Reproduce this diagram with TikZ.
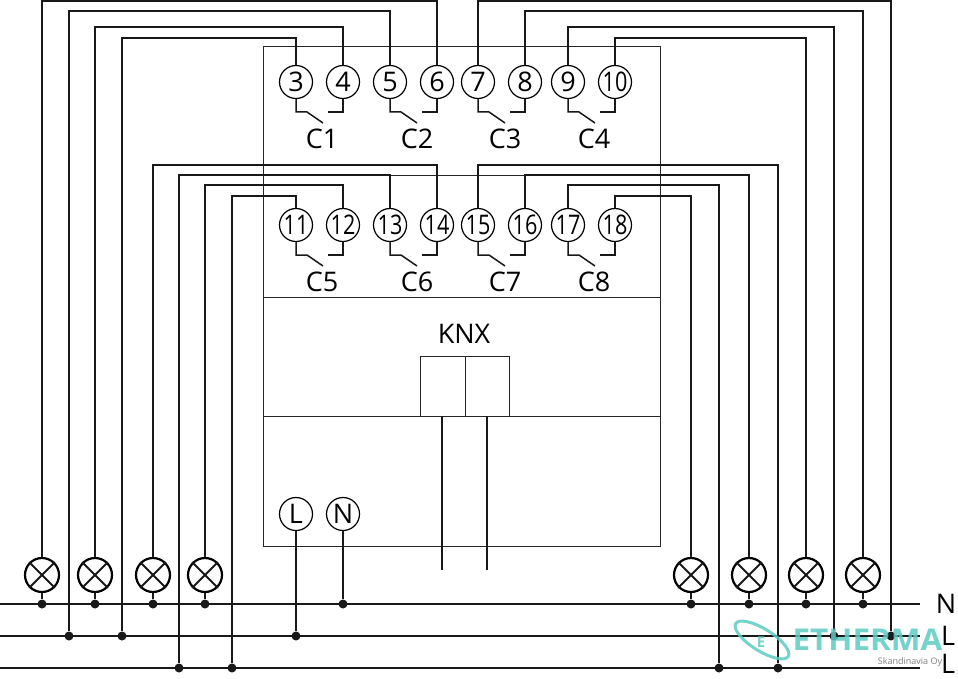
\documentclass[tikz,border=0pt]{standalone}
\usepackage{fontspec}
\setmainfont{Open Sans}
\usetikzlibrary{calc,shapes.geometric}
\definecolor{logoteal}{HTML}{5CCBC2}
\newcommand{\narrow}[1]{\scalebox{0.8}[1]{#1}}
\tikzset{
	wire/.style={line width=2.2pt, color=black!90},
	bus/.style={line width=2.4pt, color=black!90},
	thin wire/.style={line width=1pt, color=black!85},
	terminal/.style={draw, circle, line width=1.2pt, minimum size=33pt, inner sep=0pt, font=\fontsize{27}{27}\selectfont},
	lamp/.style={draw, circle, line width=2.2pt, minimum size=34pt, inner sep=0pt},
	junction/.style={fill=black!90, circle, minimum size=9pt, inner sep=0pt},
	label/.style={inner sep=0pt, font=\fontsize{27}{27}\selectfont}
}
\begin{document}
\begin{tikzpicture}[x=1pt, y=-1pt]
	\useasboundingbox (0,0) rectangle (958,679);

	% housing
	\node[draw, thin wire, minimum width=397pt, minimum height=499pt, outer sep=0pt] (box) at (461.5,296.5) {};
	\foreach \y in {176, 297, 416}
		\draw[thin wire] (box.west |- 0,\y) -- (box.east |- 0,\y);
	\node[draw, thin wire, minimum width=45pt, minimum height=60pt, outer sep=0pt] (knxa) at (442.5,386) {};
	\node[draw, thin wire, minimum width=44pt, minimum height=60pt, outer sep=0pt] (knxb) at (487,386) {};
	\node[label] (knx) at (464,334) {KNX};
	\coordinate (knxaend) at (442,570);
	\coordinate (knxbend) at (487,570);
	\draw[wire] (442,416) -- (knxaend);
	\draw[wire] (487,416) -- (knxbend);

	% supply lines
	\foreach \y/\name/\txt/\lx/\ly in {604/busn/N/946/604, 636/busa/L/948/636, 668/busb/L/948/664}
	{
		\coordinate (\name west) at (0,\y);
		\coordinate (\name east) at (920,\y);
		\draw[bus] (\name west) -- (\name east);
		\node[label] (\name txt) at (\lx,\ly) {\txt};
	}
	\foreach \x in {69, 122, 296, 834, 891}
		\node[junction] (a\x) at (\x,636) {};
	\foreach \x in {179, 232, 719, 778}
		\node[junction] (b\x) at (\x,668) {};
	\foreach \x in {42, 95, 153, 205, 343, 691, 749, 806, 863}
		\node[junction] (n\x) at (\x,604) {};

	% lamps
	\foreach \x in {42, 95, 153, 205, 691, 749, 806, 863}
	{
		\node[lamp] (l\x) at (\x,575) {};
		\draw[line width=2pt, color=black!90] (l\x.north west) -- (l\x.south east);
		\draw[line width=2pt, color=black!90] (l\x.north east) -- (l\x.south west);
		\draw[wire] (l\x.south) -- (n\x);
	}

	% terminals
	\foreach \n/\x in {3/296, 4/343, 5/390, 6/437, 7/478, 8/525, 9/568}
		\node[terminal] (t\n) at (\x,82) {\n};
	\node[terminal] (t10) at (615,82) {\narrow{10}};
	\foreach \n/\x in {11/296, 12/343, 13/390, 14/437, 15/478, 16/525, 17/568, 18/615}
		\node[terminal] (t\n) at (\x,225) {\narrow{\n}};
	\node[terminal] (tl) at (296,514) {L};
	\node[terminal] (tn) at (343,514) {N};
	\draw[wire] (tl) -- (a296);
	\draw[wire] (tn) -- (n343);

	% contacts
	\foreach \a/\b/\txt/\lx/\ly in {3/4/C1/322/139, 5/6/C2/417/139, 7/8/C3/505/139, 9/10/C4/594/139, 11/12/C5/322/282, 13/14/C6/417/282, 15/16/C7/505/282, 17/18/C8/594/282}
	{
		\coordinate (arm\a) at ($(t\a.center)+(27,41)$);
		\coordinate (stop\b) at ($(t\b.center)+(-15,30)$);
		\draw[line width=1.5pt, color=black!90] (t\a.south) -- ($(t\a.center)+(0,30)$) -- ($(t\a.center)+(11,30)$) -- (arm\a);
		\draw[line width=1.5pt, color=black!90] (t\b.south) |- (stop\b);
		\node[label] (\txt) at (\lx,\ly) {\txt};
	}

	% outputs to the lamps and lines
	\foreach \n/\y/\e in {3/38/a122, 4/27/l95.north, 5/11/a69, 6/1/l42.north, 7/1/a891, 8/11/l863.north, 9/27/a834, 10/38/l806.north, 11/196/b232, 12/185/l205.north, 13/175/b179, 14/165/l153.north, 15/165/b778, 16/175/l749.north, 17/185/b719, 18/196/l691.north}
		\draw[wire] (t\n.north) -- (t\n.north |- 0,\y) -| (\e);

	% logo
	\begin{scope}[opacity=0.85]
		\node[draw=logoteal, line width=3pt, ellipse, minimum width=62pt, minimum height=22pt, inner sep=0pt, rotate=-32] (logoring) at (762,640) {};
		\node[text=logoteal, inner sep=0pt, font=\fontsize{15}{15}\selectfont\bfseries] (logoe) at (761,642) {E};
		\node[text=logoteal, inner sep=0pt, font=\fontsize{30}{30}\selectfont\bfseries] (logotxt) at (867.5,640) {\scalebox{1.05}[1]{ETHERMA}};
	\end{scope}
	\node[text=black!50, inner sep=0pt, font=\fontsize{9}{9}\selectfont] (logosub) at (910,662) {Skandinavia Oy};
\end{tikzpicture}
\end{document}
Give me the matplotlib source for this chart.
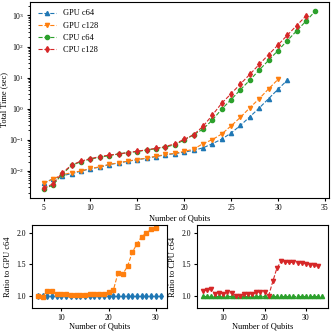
════════
--- EXERCISE INSTRUCTIONS ---
Everything from the first line of the entries through the line that contains "(487,416) -- (knxbend);" is to be reproduced exactly, except the pictures.

--- PROBLEM SOLUTION ---
Reproduce this diagram with TikZ.
\documentclass[tikz,border=0pt]{standalone}
\usepackage{fontspec}
\setmainfont{Open Sans}
\usetikzlibrary{calc,shapes.geometric}
\definecolor{logoteal}{HTML}{5CCBC2}
\newcommand{\narrow}[1]{\scalebox{0.8}[1]{#1}}
\tikzset{
	wire/.style={line width=2.2pt, color=black!90},
	bus/.style={line width=2.4pt, color=black!90},
	thin wire/.style={line width=1pt, color=black!85},
	terminal/.style={draw, circle, line width=1.2pt, minimum size=33pt, inner sep=0pt, font=\fontsize{27}{27}\selectfont},
	lamp/.style={draw, circle, line width=2.2pt, minimum size=34pt, inner sep=0pt},
	junction/.style={fill=black!90, circle, minimum size=9pt, inner sep=0pt},
	label/.style={inner sep=0pt, font=\fontsize{27}{27}\selectfont}
}
\begin{document}
\begin{tikzpicture}[x=1pt, y=-1pt]
	\useasboundingbox (0,0) rectangle (958,679);

	% housing
	\node[draw, thin wire, minimum width=397pt, minimum height=499pt, outer sep=0pt] (box) at (461.5,296.5) {};
	\foreach \y in {176, 297, 416}
		\draw[thin wire] (box.west |- 0,\y) -- (box.east |- 0,\y);
	\node[draw, thin wire, minimum width=45pt, minimum height=60pt, outer sep=0pt] (knxa) at (442.5,386) {};
	\node[draw, thin wire, minimum width=44pt, minimum height=60pt, outer sep=0pt] (knxb) at (487,386) {};
	\node[label] (knx) at (464,334) {KNX};
	\coordinate (knxaend) at (442,570);
	\coordinate (knxbend) at (487,570);
	\draw[wire] (442,416) -- (knxaend);
	\draw[wire] (487,416) -- (knxbend);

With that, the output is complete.